There were pockets of above average rainfall during September 2014, especially in western North Dakota, but a high percentage of the state recorded below normal precipitation during the month (see image below). Using data from the North Dakota Agricultural Weather Network (NDAWN), the statewide average precipitation for September 2014 was 1.30 inches. That is below the 30 year average of 1.71 inches. That would rank September 2014 as the 52nd driest on record. Although September was dry across many parts of North Dakota, August 2014 was exceptionally wet, meaning that as of September 30, 2014, no part of North Dakota was listed with drought conditions by the U.S. Drought Monitor.
September 2013 was the last month with above average temperatures in North Dakota. The following 11 months all recorded a statewide monthly temperature that was below normal. That cold streatch ended last month with most NDAWN stations, with the exception of far western North Dakota, recording slightly above average temperatures (see image below). The overall NDAWN average temperature was 58.0 degrees which is 1.1 degrees above the average temperature of 56.9 degrees. That would place September 2014 as the 41st warmest September since such records began in 1895.
The warm season in North Dakota did not record many days with high temperatures in the 90s. The first week of September recorded highs in the 70s and 80s across the region, but on September 8, a cold front pushed through the state and the following week the temperatures were well below average. As an example, Williston recorded a high of 86 degrees on September 7, but on September 10 the high was only 46 degrees.
The cold temperatures lead to an early season frost that either ended the growing season in some localized areas or did noticable crop damage that will impact yeild potential during harvest for many others. After that period of cold temperatures, a brief period of well above temperatures moved into the northern plains. These warmer temperatures ended up being close to the warmest recorded in 2014.

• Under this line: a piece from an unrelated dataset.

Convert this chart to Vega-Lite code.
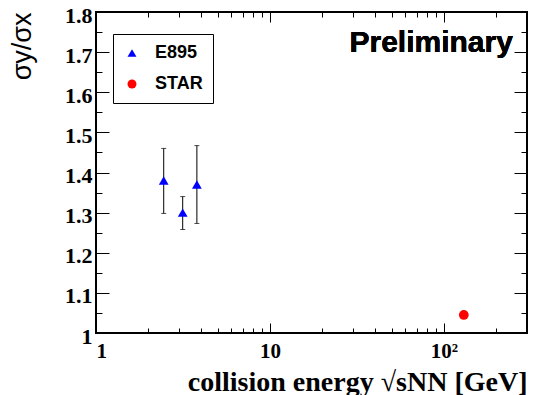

At least one NDAWN station recorded a high of 90 degrees or higher in a stretch from September 24-27. September 25 and 26 were the warmest of the days with fairly widespread high temperatures near or above 90 degrees (see images below). The warmest temperature during this stretch was a 98 degree high at the NDAWN station near Williston, North Dakota on September 25. That was the warmest temperature so late in the year at any NDAWN station such the network was started 25 years ago.